Other things. I whistle flute from Peru. Old photos I bought from markets.
It took a long time, but when I had put my hands on everything and had decided where they would go in the new desk, I sat down, turned on the lamp, and wrote some things. It felt lovely. Everything looked perfect, or at least interesting, so that now I want to go through every drawer and shelf in the house and make my home art again. The aesthetic arrangement of elements. I have always bought odd things that have caught my eye, but I have left them untouched for years. Ili did not like my past and I was scared to do anything with them out of fear. She threw away so much of my old stuff. She wanted to erase my past.
Who can blame her?
If only I could spend nights at home working on pictures and writing letters, and, and, and. . . .
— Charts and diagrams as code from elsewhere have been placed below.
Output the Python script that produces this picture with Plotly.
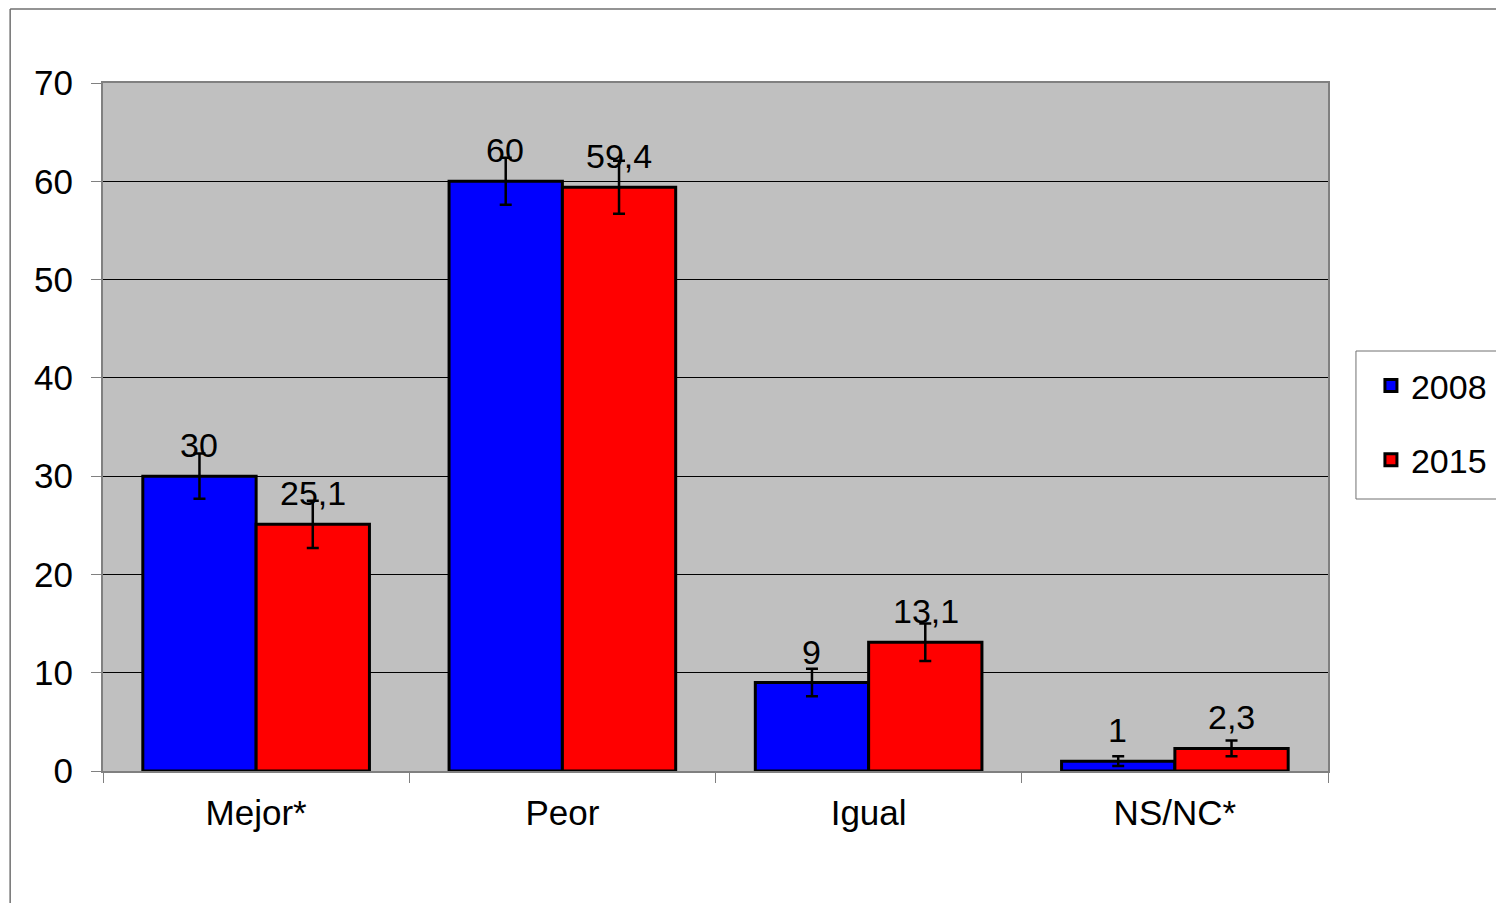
import plotly.graph_objects as go

categories = ["Mejor*", "Peor", "Igual", "NS/NC*"]
series_names = ["2008", "2015"]
values_2008 = [30, 60, 9, 1]
values_2015 = [25.1, 59.4, 13.1, 2.3]
errors_2008 = [2.3, 2.4, 1.4, 0.5]
errors_2015 = [2.4, 2.7, 1.9, 0.8]
labels_2008 = ["30", "60", "9", "1"]
labels_2015 = ["25,1", "59,4", "13,1", "2,3"]
y_ticks = [0, 10, 20, 30, 40, 50, 60, 70]

FONT = "Liberation Sans, Arial, sans-serif"

fig = go.Figure()
for name, vals, errs, col in [
    (series_names[0], values_2008, errors_2008, "#0000FF"),
    (series_names[1], values_2015, errors_2015, "#FF0000"),
]:
    fig.add_trace(go.Bar(
        x=categories, y=vals, name=name, legendgroup=name,
        marker=dict(color=col, line=dict(color="black", width=3)),
        error_y=dict(type="data", array=errs, visible=True, color="black",
                     thickness=2.5, width=6),
    ))

annotations = []
for i, c in enumerate(categories):
    for vals, labs, shift in [(values_2008, labels_2008, -57), (values_2015, labels_2015, 57)]:
        annotations.append(dict(
            x=c, y=vals[i], text=labs[i], showarrow=False, xref="x", yref="y",
            xshift=shift, yshift=31, yanchor="middle", xanchor="center",
            font=dict(family=FONT, size=34, color="black"),
        ))

# page offset (body margin) = 8px; coordinates below are reference pixel coords
OFF = 8
W, H = 1504 - OFF, 903 - OFF
X0, X1, Y0, Y1 = 103, 1330, 83, 771  # plot area in reference coords
L, T = X0 - OFF, Y0 - OFF
R, B = W - (X1 - OFF), H - (Y1 - OFF)
pw, ph = X1 - X0, Y1 - Y0

def px(x):
    return (x - X0) / pw

def py(y):
    return (Y1 - y) / ph

shapes = [
    dict(type="line", xref="paper", yref="paper", x0=px(10), x1=px(10), y0=py(920), y1=py(9),
         line=dict(color="#707070", width=1.5)),
    dict(type="line", xref="paper", yref="paper", x0=px(10), x1=px(1520), y0=py(9), y1=py(9),
         line=dict(color="#707070", width=1.5)),
    dict(type="rect", xref="paper", yref="paper", x0=px(1358), x1=px(1530), y0=py(499), y1=py(351),
         line=dict(color="#707070", width=1), fillcolor="white", layer="below"),
]

fig.update_layout(
    width=W, height=H,
    margin=dict(l=L, r=R, t=T, b=B, pad=0),
    paper_bgcolor="white", plot_bgcolor="#C0C0C0",
    barmode="group", bargap=0.26, bargroupgap=0,
    font=dict(family=FONT, size=34, color="black"),
    showlegend=True,
    legend=dict(x=px(1373), y=py(357), xanchor="left", yanchor="top",
                bgcolor="rgba(0,0,0,0)", borderwidth=0,
                font=dict(family=FONT, size=34), tracegroupgap=27),
    annotations=annotations,
    shapes=shapes,
    xaxis=dict(showgrid=False, showline=True, linecolor="#808080", linewidth=2, mirror=True,
               ticks="outside", tickson="boundaries", ticklen=10, tickcolor="#808080",
               ticklabelstandoff=10,
               tickfont=dict(family=FONT, size=35), zeroline=False),
    yaxis=dict(range=[0, 70], tickvals=y_ticks, showgrid=True, gridcolor="black", gridwidth=1,
               showline=True, linecolor="#808080", linewidth=2, mirror=True,
               ticks="outside", ticklen=10, tickcolor="#808080",
               ticklabelstandoff=11,
               tickfont=dict(family=FONT, size=35), zeroline=False),
)

fig.write_html("out.html")
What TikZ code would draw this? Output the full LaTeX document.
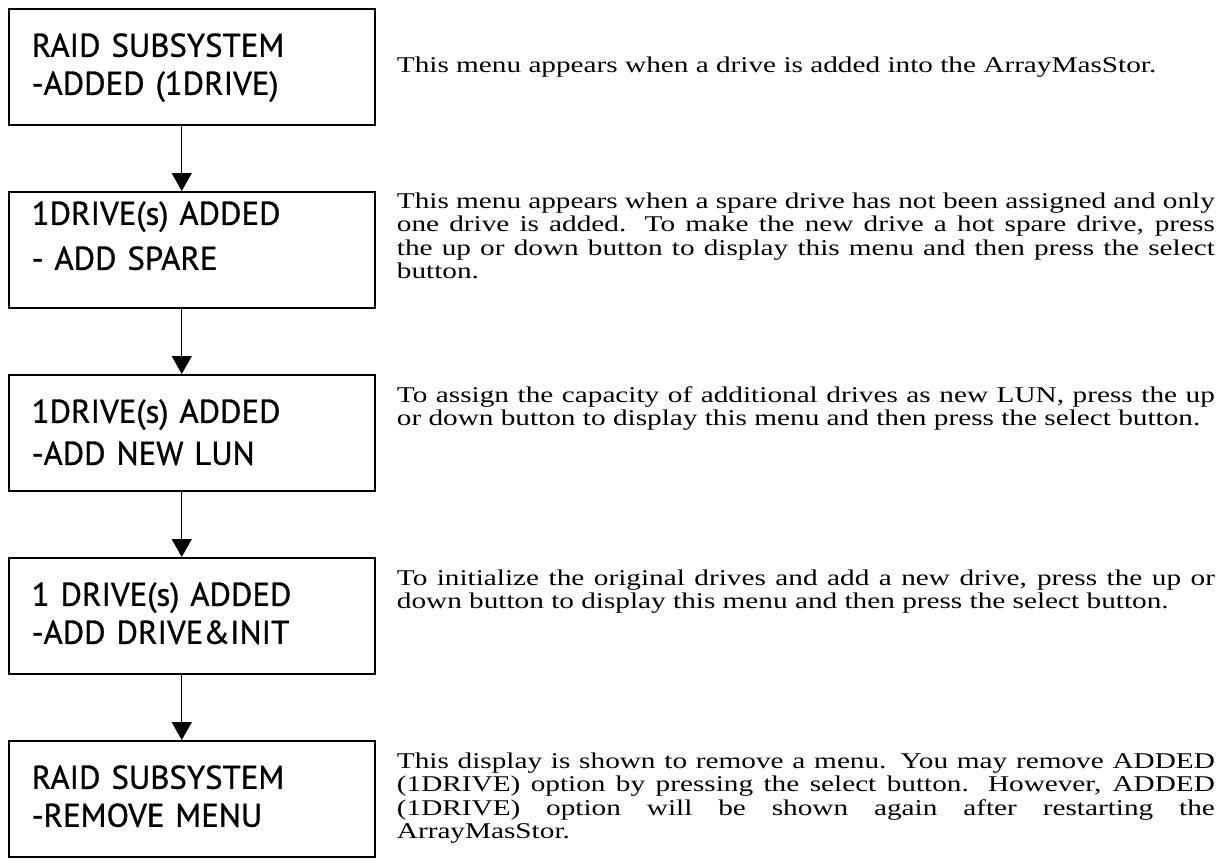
\documentclass[tikz,border=0pt]{standalone}
\usepackage{fontspec}
\setmainfont{Liberation Serif}[FakeStretch=1.3]
\newfontfamily\panelfont{PT Sans}[FakeBold=0.9]
\usetikzlibrary{positioning,arrows.meta}
\tikzset{
  menu/.style={
    draw, line width=0.75pt, minimum width=183pt, minimum height=58pt,
    text width=160pt, inner xsep=11.5pt, align=left,
    text height=12pt, text depth=22pt,
    font=\panelfont\fontsize{16.4}{19}\selectfont,
  },
  note/.style={
    anchor=north west, text width=409pt, inner sep=0pt, align=justify,
    font=\fontsize{11.25}{11.75}\selectfont,
  },
  flow/.style={-{Triangle[width=10pt,length=9pt]}, line width=0.7pt},
}

\begin{document}
\begin{tikzpicture}[x=0.5pt, y=-0.5pt, node distance=32.75pt]
\useasboundingbox (0,0) rectangle (1221,863);

% menu displays
\node[menu, anchor=north west] (raid) at (8,8) {RAID SUBSYSTEM\\-ADDED (1DRIVE)};
\node[menu, below=of raid, text depth=37pt] (spare) {1DRIVE(s) ADDED\\[3.5pt]- ADD SPARE};
\node[menu, below=of spare] (lun) {1DRIVE(s) ADDED\\[2pt]-ADD NEW LUN};
\node[menu, below=of lun] (init) {1 DRIVE(s) ADDED\\-ADD DRIVE\&INIT};
\node[menu, below=of init] (remove) {RAID SUBSYSTEM\\-REMOVE MENU};

\foreach \a/\b in {raid/spare, spare/lun, lun/init, init/remove}
  \draw[flow] ([xshift=-5pt]\a.south) -- ([xshift=-5pt]\b.north);

% explanations
\node[note, anchor=west, right=10.5pt of raid] (raidnote)
  {This menu appears when a drive is added into the ArrayMasStor.};
\node[note] (sparenote) at ([xshift=10.5pt,yshift=-0.5pt]spare.north east)
  {This menu appears when a spare drive has not been assigned and only\linebreak
   one drive is added.  To make the new drive a hot spare drive, press\linebreak
   the up or down button to display this menu and then press the select\linebreak
   button.};
\node[note] (lunnote) at ([xshift=10.5pt,yshift=-6pt]lun.north east)
  {To assign the capacity of additional drives as new LUN, press the up\linebreak
   or down button to display this menu and then press the select button.};
\node[note] (initnote) at ([xshift=10.5pt,yshift=-6pt]init.north east)
  {To initialize the original drives and add a new drive, press the up or\linebreak
   down button to display this menu and then press the select button.};
\node[note] (removenote) at ([xshift=10.5pt,yshift=-6pt]remove.north east)
  {This display is shown to remove a menu.  You may remove ADDED\linebreak
   (1DRIVE) option by pressing the select button.  However, ADDED\linebreak
   (1DRIVE) option will be shown again after restarting the\linebreak
   ArrayMasStor.};

\end{tikzpicture}
\end{document}
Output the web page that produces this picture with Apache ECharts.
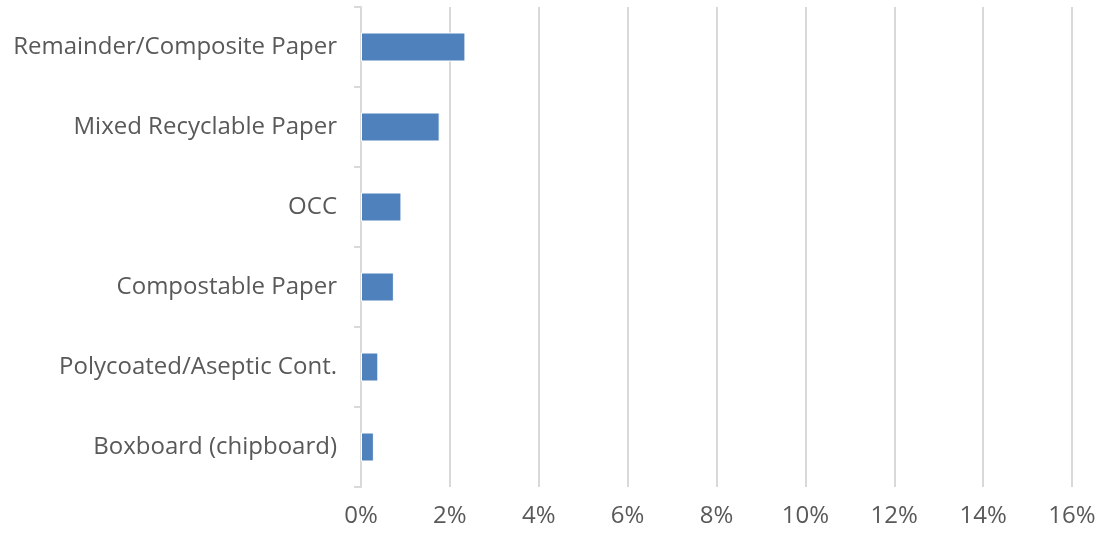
<!DOCTYPE html>
<html>
<head>
<meta charset="utf-8">
<script src="https://cdn.jsdelivr.net/npm/echarts@6/dist/echarts.min.js"></script>
<style>html,body{margin:0;padding:0;background:#fff}#c{width:1102px;height:533px}</style>
</head>
<body>
<div id="c"></div>
<script>
const categories = ["Boxboard (chipboard)", "Polycoated/Aseptic Cont.", "Compostable Paper", "OCC", "Mixed Recyclable Paper", "Remainder/Composite Paper"];
const values = [0.29, 0.39, 0.74, 0.91, 1.77, 2.35];
const xTicks = [0, 2, 4, 6, 8, 10, 12, 14, 16];

const chart = echarts.init(document.getElementById('c'));
chart.setOption({
  animation: false,
  grid: { left: 361, right: 30, top: 7, bottom: 46, containLabel: false },
  xAxis: {
    type: 'value', min: xTicks[0], max: xTicks[xTicks.length - 1], interval: 2,
    axisLine: { show: false }, axisTick: { show: false },
    splitLine: { show: true, lineStyle: { color: '#d9d9d9', width: 2 } },
    axisLabel: { formatter: v => v + '%', color: '#595959', fontSize: 24, fontFamily: 'Open Sans', margin: 17 }
  },
  yAxis: {
    type: 'category', data: categories,
    axisLine: { show: true, lineStyle: { color: '#d9d9d9', width: 2 } },
    axisTick: { show: true, length: 7, lineStyle: { color: '#d9d9d9', width: 2 } },
    axisLabel: { color: '#595959', fontSize: 24, fontFamily: 'Open Sans', margin: 24 }
  },
  series: [{
    type: 'bar', data: values, barWidth: 29,
    itemStyle: { color: '#4F81BD', borderColor: '#ffffff', borderWidth: 1 }
  }]
});
</script>
</body>
</html>
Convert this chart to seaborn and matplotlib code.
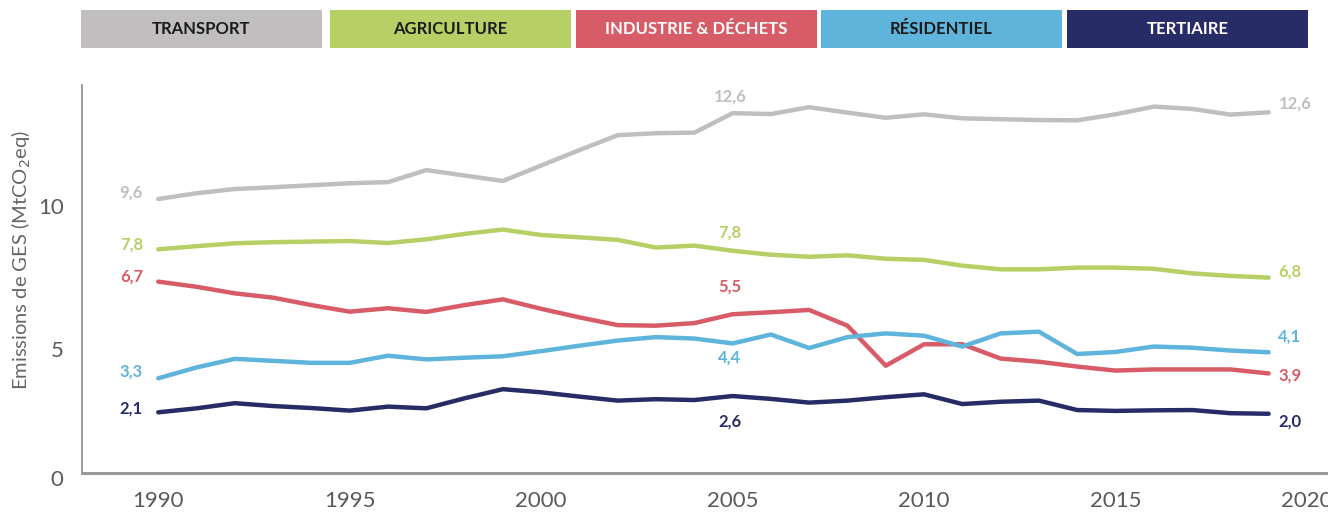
"""
plot.py
Emissions de GES par secteur (MtCO2eq), 1990-2019.
"""

import numpy as np
import pandas as pd
import matplotlib
matplotlib.use("Agg")
import matplotlib.pyplot as plt
import matplotlib.transforms as mtransforms
from matplotlib.patches import Rectangle
import seaborn as sns


YEARS = list(range(1990, 2020))

SECTORS = ["TRANSPORT", "AGRICULTURE", "INDUSTRIE & DÉCHETS", "RÉSIDENTIEL", "TERTIAIRE"]

TRANSPORT = [9.57, 9.77, 9.92, 9.98, 10.05, 10.12, 10.16, 10.58, 10.39, 10.20,
             10.74, 11.28, 11.80, 11.87, 11.89, 12.57, 12.54, 12.78, 12.59, 12.41,
             12.53, 12.39, 12.36, 12.33, 12.32, 12.53, 12.80, 12.72, 12.52, 12.60]
AGRICULTURE = [7.81, 7.92, 8.02, 8.06, 8.08, 8.10, 8.03, 8.16, 8.35, 8.50,
               8.31, 8.23, 8.14, 7.87, 7.94, 7.76, 7.62, 7.55, 7.60, 7.48,
               7.44, 7.24, 7.11, 7.11, 7.17, 7.17, 7.13, 6.97, 6.88, 6.82]
INDUSTRIE = [6.68, 6.50, 6.27, 6.12, 5.86, 5.63, 5.75, 5.62, 5.86, 6.06,
             5.73, 5.43, 5.16, 5.14, 5.23, 5.54, 5.61, 5.69, 5.14, 3.74,
             4.49, 4.49, 3.99, 3.88, 3.71, 3.57, 3.61, 3.61, 3.61, 3.47]
RESIDENTIEL = [3.30, 3.68, 3.98, 3.91, 3.84, 3.84, 4.09, 3.96, 4.02, 4.07,
               4.25, 4.44, 4.62, 4.74, 4.69, 4.52, 4.83, 4.36, 4.74, 4.87,
               4.79, 4.41, 4.87, 4.93, 4.15, 4.22, 4.41, 4.37, 4.27, 4.21]
TERTIAIRE = [2.11, 2.25, 2.43, 2.33, 2.26, 2.17, 2.31, 2.25, 2.60, 2.92,
             2.81, 2.66, 2.52, 2.57, 2.54, 2.68, 2.58, 2.45, 2.52, 2.64,
             2.74, 2.40, 2.48, 2.52, 2.19, 2.16, 2.18, 2.19, 2.08, 2.06]

COLORS = ["#c0bebf", "#b6d065", "#d75c67", "#5fb4dc", "#282c66"]
TEXT_COLORS = ["#1a1a1a", "#1a1a1a", "#ffffff", "#1a1a1a", "#ffffff"]

# annotated values: (1990, 2005, 2019)
LABELS_START = ["9,6", "7,8", "6,7", "3,3", "2,1"]
LABELS_MID = ["12,6", "7,8", "5,5", "4,4", "2,6"]
LABELS_END = ["12,6", "6,8", "3,9", "4,1", "2,0"]

# ── Data ────────────────────────────────────────────────────────────────────
series = [TRANSPORT, AGRICULTURE, INDUSTRIE, RESIDENTIEL, TERTIAIRE]
df = pd.concat(
    [pd.DataFrame({"year": YEARS, "value": vals, "sector": name})
     for name, vals in zip(SECTORS, series)],
    ignore_index=True,
)

sns.set_theme(style="white")
plt.rcParams["font.family"] = ["Lato", "DejaVu Sans"]

fig = plt.figure(figsize=(13.28, 5.13), dpi=100)
ax = fig.add_axes([0.0615, 0.0786, 0.9385, 0.7554])

sns.lineplot(
    data=df, x="year", y="value", hue="sector",
    palette=dict(zip(SECTORS, COLORS)), hue_order=SECTORS,
    linewidth=3.2, legend=False, ax=ax,
)

ax.set_xlim(1988.0, 2020.55)
ax.set_ylim(0, 13.55)
ax.set_xticks(range(1990, 2021, 5))
ax.set_yticks([0, 5, 10])
ax.set_xlabel("")
ax.set_ylabel("Emissions de GES (MtCO$_2$eq)", fontsize=14.5, color="#666666")
ax.yaxis.set_label_coords(-0.039, 0.55)
ax.tick_params(axis="both", direction="out", length=7, width=1.3, color="#111111",
               labelsize=16, labelcolor="#5a5a5a", pad=6)
for side in ("top", "right"):
    ax.spines[side].set_visible(False)
ax.spines["left"].set_color("#888888")
ax.spines["left"].set_linewidth(1.2)
ax.spines["bottom"].set_color("#999999")
ax.spines["bottom"].set_linewidth(2.2)

# y tick labels sit a little below their ticks in the original
for lab, dy in zip(ax.get_yticklabels(), [4, 14, 14]):
    lab.set_transform(lab.get_transform()
                      + mtransforms.ScaledTranslation(0, -dy / 72, fig.dpi_scale_trans))

# ── Value annotations ───────────────────────────────────────────────────────
start_dy = [4.5, 3.8, 4, 5.2, 3]
mid_dy = [12, 13, 20, -10.4, -18.5]
end_dy = [6, 4.3, -1.5, 11.2, -5.8]
j = YEARS.index(2005)
for i, vals in enumerate(series):
    ax.annotate(LABELS_START[i], (YEARS[0], vals[0]), xytext=(-11, start_dy[i]),
                textcoords="offset points", ha="right", va="center",
                fontsize=12, fontweight="bold", color=COLORS[i])
    ax.annotate(LABELS_MID[i], (YEARS[j], vals[j]), xytext=(-2, mid_dy[i]),
                textcoords="offset points", ha="center", va="center",
                fontsize=12, fontweight="bold", color=COLORS[i])
    ax.annotate(LABELS_END[i], (YEARS[-1], vals[-1]), xytext=(7, end_dy[i]),
                textcoords="offset points", ha="left", va="center",
                fontsize=12, fontweight="bold", color=COLORS[i])

# ── Legend boxes on top ─────────────────────────────────────────────────────
W, H = 1328, 513
box_x = [81, 330, 576, 821, 1067]
box_w = 241
for i, name in enumerate(SECTORS):
    x0 = box_x[i] / W
    fig.patches.append(Rectangle((x0, 1 - 47.5 / H), box_w / W, 37.5 / H,
                                 transform=fig.transFigure, facecolor=COLORS[i],
                                 edgecolor="none"))
    fig.text(x0 + box_w / W / 2, 1 - 28.5 / H, name, ha="center", va="center",
             fontsize=12, fontweight="bold", color=TEXT_COLORS[i])

fig.savefig("out.png", dpi=100)
plt.close(fig)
I will go there today, though, and be productive again. Not creatively yet, but in emptying drawers and determining.
If I had my life to live over again. . . .
And the music. You know I have very eclectic tastes. Last night, I saw a bunch of 1950's t.v. recordings of Billie Holiday, a wonder that they still exist. The one here is remarkable for the music. Her voice was an instrument, of course, the phrasing of notes, but this band assembled here. . . omg, as the kids used to say, they are the embodiment of excellence and restraint, leaving room for one another, not running through the scales but playing just what should be played. This performance, and the others, were years before Miles Davis' iconic "Kind of Blue" which set the standard. But listen and you will see what I mean.
Aesthetic intelligence. Oo-la-la.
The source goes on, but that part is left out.